Wednesday, March 24, 2021, 15:30-17:00
The link to this online event can be requested by sending an email to j{dot}bruyninckx{at}maastrichtuniversity{dot}nl
Abstract
When the outside world is silent, all sorts of sounds can come to mind: inner voices, snippets of past conversations, imaginary debates, and retrospective witticisms. What should we make of such sonic companions? This talk investigates a period when these and other aural phenomena prompted a far-reaching debate in the academic world. Through case studies from Paris, Vienna, Geneva, and Berlin, it shows that the identification of the auditory cortex in late nineteenth-century neuroanatomy
affected numerous disciplines across the sciences and humanities, from neuroanatomy, psycho- physiology, and psychoanalysis, to linguistics and metaphysics, to shock-wave physics, materials science, and architectural acoustics, to musicology, literary studies, and theater studies, and finally to phoniatry, language pedagogy, and radio studies. Each now payed attention to the mind’s ear and created sound-related knowledge techniques that were central to its epistemological agenda.

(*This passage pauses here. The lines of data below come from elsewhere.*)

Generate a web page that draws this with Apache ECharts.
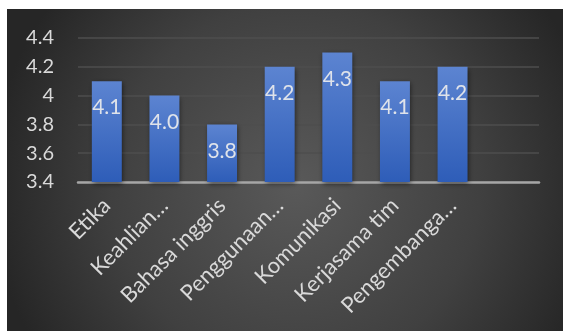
<!DOCTYPE html>
<html>
<head>
<meta charset="utf-8">
<script src="https://cdn.jsdelivr.net/npm/echarts@6/dist/echarts.min.js"></script>
<style>
html,body{margin:0;padding:0;background:#ffffff;}
#chart{width:563px;height:331px;}
</style>
</head>
<body>
<div id="chart"></div>
<script>
const categories = ['Etika', 'Keahlian…', 'Bahasa inggris', 'Penggunaan…', 'Komunikasi', 'Kerjasama tim', 'Pengembanga…', ''];
const values = [4.1, 4.0, 3.8, 4.2, 4.3, 4.1, 4.2, null];
const yMin = 3.4, yMax = 4.4, yStep = 0.2;

const chart = echarts.init(document.getElementById('chart'), null, {renderer: 'canvas'});
const FONT = 'Lato, "Open Sans", sans-serif';
chart.setOption({
  animation: false,
  backgroundColor: '#ffffff',
  graphic: [{
    type: 'rect', z: -10, silent: true,
    shape: {x: 7, y: 9, width: 556, height: 322},
    style: {
      fill: {
        type: 'radial', x: 0.52, y: 0.55, r: 0.95,
        colorStops: [
          {offset: 0, color: '#595959'},
          {offset: 0.6, color: '#404040'},
          {offset: 1, color: '#262626'}
        ]
      }
    }
  }],
  grid: {left: 78, right: 24, top: 38, bottom: 149, containLabel: false},
  xAxis: {
    type: 'category',
    data: categories,
    axisLine: {lineStyle: {color: '#a6a6a6', width: 2.5}},
    axisTick: {show: false},
    axisLabel: {interval: 0, rotate: 45, margin: 20, color: '#d9d9d9', fontSize: 22, fontFamily: FONT}
  },
  yAxis: {
    type: 'value', min: yMin, max: yMax, interval: yStep,
    axisLine: {show: false}, axisTick: {show: false},
    splitLine: {lineStyle: {color: '#4e4e4e', width: 1.5}},
    axisLabel: {color: '#d9d9d9', fontSize: 20, fontFamily: FONT, margin: 24}
  },
  series: [{
    type: 'bar',
    data: values,
    barCategoryGap: '48%',
    itemStyle: {
      color: {type: 'linear', x: 0, y: 0, x2: 0, y2: 1,
        colorStops: [{offset: 0, color: '#5c84d1'}, {offset: 1, color: '#2e5db8'}]},
      shadowColor: 'rgba(0,0,0,0.55)', shadowBlur: 5, shadowOffsetX: 1, shadowOffsetY: 2
    },
    label: {
      show: true, position: 'insideTop', distance: 16,
      color: '#dfe3ea', fontSize: 21, fontFamily: FONT,
      formatter: p => p.value == null ? '' : Number(p.value).toFixed(1)
    }
  }]
});
</script>
</body>
</html>
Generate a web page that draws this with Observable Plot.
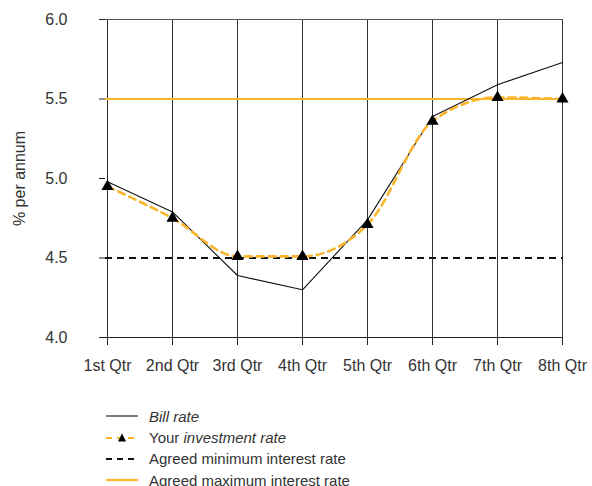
<!DOCTYPE html>
<html>
<head>
<meta charset="utf-8">
<script src="https://cdn.jsdelivr.net/npm/d3@7"></script>
<script src="https://cdn.jsdelivr.net/npm/@observablehq/plot@0.6"></script>
<style>
  body { margin: 0; background: #fff; font-family: "Liberation Sans", Arial, sans-serif; }
  #wrap { position: relative; width: 592px; height: 486px; overflow: hidden; }
  #plot { position: absolute; left: 0; top: 0; }
  #leg { position: absolute; left: 106px; top: 405.5px; font-size: 15px; color: #333; font-family: "Liberation Sans", Arial, sans-serif; }
  .row { height: 21.4px; display: flex; align-items: center; white-space: nowrap; }
  .row svg { margin-right: 11px; flex: none; }
</style>
</head>
<body>
<div id="wrap">
  <div id="plot"></div>
  <div id="leg">
    <div class="row"><svg width="32" height="12"><line x1="0" x2="32" y1="6" y2="6" stroke="#111" stroke-width="1.1"/></svg><span><i>Bill rate</i></span></div>
    <div class="row"><svg width="32" height="12"><line x1="0" x2="32" y1="6" y2="6" stroke="#f9b52c" stroke-width="2.2" stroke-dasharray="6,5"/><path d="M16,1.5 L20,9.5 L12,9.5 Z" fill="#000"/></svg><span>Your <i>investment rate</i></span></div>
    <div class="row"><svg width="32" height="12"><line x1="0" x2="32" y1="6" y2="6" stroke="#111" stroke-width="2.2" stroke-dasharray="6,5"/></svg><span>Agreed minimum interest rate</span></div>
    <div class="row"><svg width="32" height="12"><line x1="0" x2="32" y1="6" y2="6" stroke="#f9b52c" stroke-width="2.2"/></svg><span>Agreed maximum interest rate</span></div>
  </div>
</div>
<script>
const quarters = ["1st Qtr","2nd Qtr","3rd Qtr","4th Qtr","5th Qtr","6th Qtr","7th Qtr","8th Qtr"];
const billRate = [4.98, 4.79, 4.39, 4.30, 4.74, 5.39, 5.59, 5.73];
const investmentRate = [4.95, 4.75, 4.51, 4.51, 4.71, 5.36, 5.51, 5.50];
const agreedMin = 4.5;
const agreedMax = 5.5;
const yTicks = [4.0, 4.5, 5.0, 5.5, 6.0];

const orange = "#f9b52c";
const bill = quarters.map((q, i) => ({q, v: billRate[i]}));
const inv = quarters.map((q, i) => ({q, v: investmentRate[i]}));

const chart = Plot.plot({
  width: 592,
  height: 392,
  marginLeft: 105,
  marginRight: 29,
  marginTop: 19,
  marginBottom: 55,
  style: {fontFamily: "Liberation Sans, Arial, sans-serif", fontSize: "16px", color: "#333", background: "#fff"},
  x: {type: "point", domain: quarters, padding: 0},
  y: {domain: [4, 6]},
  marks: [
    Plot.ruleX(quarters, {stroke: "#333", strokeWidth: 1}),
    Plot.ruleY([6], {stroke: "#555", strokeWidth: 1}),
    Plot.ruleY([4], {stroke: "#222", strokeWidth: 1}),
    Plot.ruleY([agreedMax], {stroke: orange, strokeWidth: 2.2}),
    Plot.ruleY([agreedMin], {stroke: "#111", strokeWidth: 2.2, strokeDasharray: "7,5"}),
    Plot.line(bill, {x: "q", y: "v", stroke: "#111", strokeWidth: 1.1}),
    Plot.line(inv, {x: "q", y: "v", stroke: orange, strokeWidth: 2.6, strokeDasharray: "7,5", curve: "monotone-x"}),
    Plot.dot(inv, {x: "q", y: "v", symbol: "triangle", fill: "#000", stroke: "none", r: 4.5}),
    Plot.axisY({ticks: yTicks, tickFormat: d3.format(".1f"), tickSize: 6, tickPadding: 32, stroke: "#222", fontSize: 16,
      label: "% per annum", labelAnchor: "center", labelArrow: "none", labelOffset: 92}),
    Plot.axisX({tickSize: 8, tickPadding: 14, stroke: "#222", fontSize: 16, label: null})
  ]
});
document.getElementById("plot").append(chart);
</script>
</body>
</html>
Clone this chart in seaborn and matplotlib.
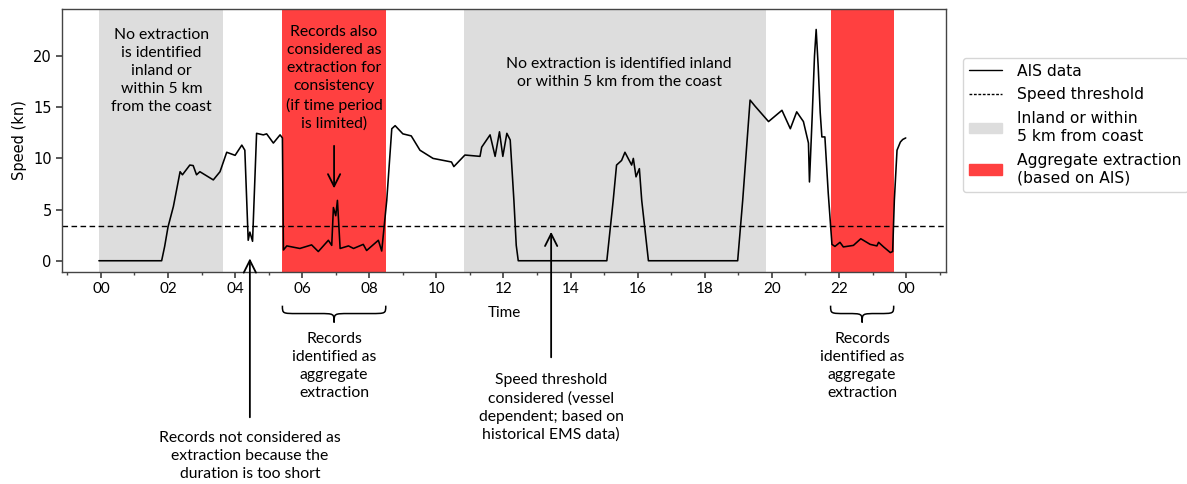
import matplotlib
matplotlib.use("Agg")
import matplotlib.pyplot as plt
import seaborn as sns
import pandas as pd
from matplotlib.path import Path
from matplotlib.patches import PathPatch, Patch
from matplotlib.lines import Line2D
import matplotlib.transforms as mtransforms

# horas desde medianoche y velocidad (nudos)
hours = [-0.06, 1.81, 1.9, 2.0, 2.16, 2.36, 2.43, 2.65, 2.75, 2.85, 2.95, 3.15, 3.35, 3.55,
         3.75, 4.0, 4.2, 4.29, 4.39, 4.44, 4.52, 4.64, 4.84, 4.94, 5.14, 5.34, 5.41,
         5.44, 5.54, 5.93, 6.28, 6.48, 6.78, 6.88, 6.93, 7.0, 7.05, 7.13, 7.38, 7.53,
         7.82, 7.92, 8.27, 8.37, 8.52, 8.67, 8.77, 9.0, 9.25, 9.51, 9.9, 10.45, 10.52,
         10.85, 11.3, 11.35, 11.6, 11.75, 11.88, 11.98, 12.1, 12.2, 12.31, 12.38, 12.44,
         15.08, 15.27, 15.37, 15.52, 15.62, 15.82, 15.87, 15.95, 16.05, 16.12, 16.32,
         18.98, 19.13, 19.35, 19.5, 19.9, 20.3, 20.55, 20.74, 20.94, 21.09, 21.12, 21.2,
         21.27, 21.32, 21.38, 21.44, 21.49, 21.58, 21.68, 21.79, 21.88, 22.03, 22.13,
         22.43, 22.65, 22.93, 23.13, 23.18, 23.33, 23.53, 23.6, 23.65, 23.73, 23.83,
         23.9, 23.99]
speed = [0.0, 0.0, 1.4, 3.3, 5.3, 8.7, 8.4, 9.35, 9.3, 8.4, 8.7, 8.3, 7.9, 8.7,
         10.6, 10.3, 11.3, 10.8, 2.0, 2.8, 1.9, 12.45, 12.3, 12.4, 11.5, 12.3, 12.0,
         1.05, 1.45, 1.2, 1.55, 0.9, 2.0, 1.5, 5.2, 4.4, 5.9, 1.2, 1.45, 1.2,
         1.6, 1.0, 2.0, 0.95, 5.9, 12.9, 13.2, 12.4, 12.2, 10.8, 10.0, 9.65, 9.2,
         10.33, 10.2, 11.1, 12.3, 10.2, 12.6, 10.2, 12.45, 11.8, 5.9, 1.5, 0.0,
         0.0, 5.9, 9.35, 9.8, 10.6, 9.35, 10.0, 8.2, 9.0, 5.9, 0.0,
         0.0, 5.9, 15.7, 15.1, 13.6, 14.7, 12.9, 14.55, 13.6, 11.5, 7.7, 14.0,
         20.0, 22.6, 19.0, 14.5, 12.1, 12.1, 6.6, 1.6, 1.4, 1.8, 1.35,
         1.5, 2.15, 1.6, 1.45, 1.8, 1.35, 0.8, 0.9, 5.9, 10.8, 11.6,
         11.85, 12.0]
threshold = 3.4

inland_spans = [(-0.06, 3.63), (10.82, 19.83)]
extraction_spans = [(5.41, 8.49), (21.75, 23.63)]

gris = "#dddddd"
rojo = "#ff4040"

sns.set_theme(style="ticks")
plt.rcParams["font.family"] = ["DejaVu Sans"]
plt.rcParams.update({"text.color": "black", "axes.labelcolor": "black",
                     "xtick.labelcolor": "black", "ytick.labelcolor": "black"})

fig = plt.figure(figsize=(11.87, 4.84), dpi=100)
ax = fig.add_axes([62 / 1187, 1 - 272 / 484, 884 / 1187, 263 / 484])

for a, b in inland_spans:
    ax.axvspan(a, b, color=gris, lw=0, zorder=0)
for a, b in extraction_spans:
    ax.axvspan(a, b, color=rojo, lw=0, zorder=0)

df = pd.DataFrame({"hora": hours, "velocidad": speed})
sns.lineplot(data=df, x="hora", y="velocidad", ax=ax, color="black", lw=1.15,
             sort=False, zorder=3)
ax.axhline(threshold, color="black", ls="--", lw=1.0, dashes=(4, 2.5), zorder=2)

ax.set_xlim(-1.16, 25.19)
ax.set_ylim(-1.1, 24.6)
ax.set_xticks(range(0, 25, 2))
ax.set_xticklabels([f"{h % 24:02d}" for h in range(0, 25, 2)], family="Lato", fontsize=11)
ax.set_xticks(range(-1, 26), minor=True)
ax.set_yticks([0, 5, 10, 15, 20])
ax.tick_params(axis="y", labelsize=10.5, length=4, color="#444444")
ax.tick_params(axis="x", which="major", length=4, color="#444444")
ax.tick_params(axis="x", which="minor", length=2, color="#444444")
for sp in ax.spines.values():
    sp.set_color("#444444")
    sp.set_linewidth(1.0)
ax.set_xlabel("Time", family="Lato", fontsize=11, labelpad=7)
ax.set_ylabel("Speed (kn)", fontsize=10.5)

txt = dict(family="Lato", fontsize=11.3, ha="center", va="top", linespacing=1.36)
ax.text(1.81, 22.7, "No extraction\nis identified\ninland or\nwithin 5 km\nfrom the coast", **txt)
ax.text(6.95, 23.0, "Records also\nconsidered as\nextraction for\nconsistency\n(if time period\nis limited)", **txt)
ax.text(15.45, 19.9, "No extraction is identified inland\nor within 5 km from the coast", **txt)

flecha = dict(arrowstyle="->", lw=1.3, color="black", mutation_scale=22)
ax.annotate("", xy=(6.95, 6.8), xytext=(6.95, 11.5), arrowprops=flecha)

trans = mtransforms.blended_transform_factory(ax.transData, ax.transAxes)
ax.annotate("", xy=(4.44, 0.5), xycoords="data", xytext=(4.44, -0.563),
            textcoords=trans, arrowprops=flecha, annotation_clip=False)
ax.text(4.44, -0.605, "Records not considered as\nextraction because the\nduration is too short",
        transform=trans, **txt)
ax.annotate("", xy=(13.42, 3.1), xycoords="data", xytext=(13.42, -0.335),
            textcoords=trans, arrowprops=flecha, annotation_clip=False)
ax.text(13.42, -0.385, "Speed threshold\nconsidered (vessel\ndependent; based on\nhistorical EMS data)",
        transform=trans, **txt)


def llave(x0, x1, ytop=-0.128, ymid=-0.158, ybot=-0.192, r=0.45):
    xm = (x0 + x1) / 2
    verts = [(x0, ytop), (x0, ymid), (x0, ymid), (x0 + r, ymid),
             (xm - r, ymid),
             (xm, ymid), (xm, ymid), (xm, ybot),
             (xm, ymid), (xm, ymid), (xm + r, ymid),
             (x1 - r, ymid),
             (x1, ymid), (x1, ymid), (x1, ytop)]
    codes = [Path.MOVETO, Path.CURVE4, Path.CURVE4, Path.CURVE4,
             Path.LINETO,
             Path.CURVE4, Path.CURVE4, Path.CURVE4,
             Path.CURVE4, Path.CURVE4, Path.CURVE4,
             Path.LINETO,
             Path.CURVE4, Path.CURVE4, Path.CURVE4]
    ax.add_patch(PathPatch(Path(verts, codes), transform=trans, fc="none", ec="black",
                           lw=1.1, clip_on=False))


for a, b in extraction_spans:
    llave(a, b)
    ax.text((a + b) / 2, -0.228, "Records\nidentified as\naggregate\nextraction",
            transform=trans, **txt)

handles = [Line2D([], [], color="black", lw=1.0),
           Line2D([], [], color="black", ls="--", lw=1.0, dashes=(2, 1.2)),
           Patch(color=gris), Patch(color=rojo)]
labels = ["AIS data", "Speed threshold", "Inland or within\n5 km from coast",
          "Aggregate extraction\n(based on AIS)"]
leg = ax.legend(handles, labels, loc="upper left", bbox_to_anchor=(1.019, 0.815),
                fontsize=11.2, frameon=True, handlelength=2.1, handletextpad=1.0,
                borderaxespad=0, labelspacing=0.55, fancybox=True, edgecolor="#cccccc")
for t in leg.get_texts():
    t.set_linespacing(1.25)

fig.savefig("out.png", dpi=100)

In my talk, I will move non-chronologically through these numerous scientific and humanistic fields, showing that in an increasingly diverse academic landscape, with ever more specialized fields of research, auditory concepts worked in two ways: to draw epistemological distinctions, staking out a raison d’être for certain disciplines, and as a binding theme between disciplines. The scholars and scientists presented in this talk responded creatively to the new cultures of music and audio communication arising around 1900, and to technologies that generated alternate modes of recording, collecting, and comparing sound data. In turn, their auditory knowledge was applied in industrial, aesthetic, pedagogical, social and political domains outside the academic realm. Looking more closely at these conjunctions illuminates a moment in time that gave rise to many of the structures, theories, and fields of application underlying recent trends such as Sound Studies. More generally, it opens up a discussion about what applied research in the sciences and humanities can or should aim for.
Bio
Viktoria Tkaczyk is full professor at the musicology and media studies department of the Humboldt University Berlin, and works on technologies and knowledge techniques from the early modern to the modern period. She received her PhD in theatre studies from Freie Universität Berlin, and was subsequently a Feodor Lynen Fellow at the REHSEIS (Université Paris-Diderot/CNRS in Paris. Between 2011 and 2014, she was Assistant Professor of Arts and New Media at the University of Amsterdam, and from 2015 to 2020, she headed the Max Planck Research Group “Epistemes of Modern Acoustics” and the German Research Foundation–funded project “Epistemic Dissonances: Objects and Tools of Early Modern Acoustics” at the FU Berlin (CRC 980). Viktoria Tkaczyk published widely on the history of aviation, mechanics, architecture, and acoustics, and initiated the database “Sound & Science: Digital Histories.” Her most recent work addresses the history of the neurosciences, experimentation and testing, archiving and data processing infrastructure, and the politics of applied knowledge.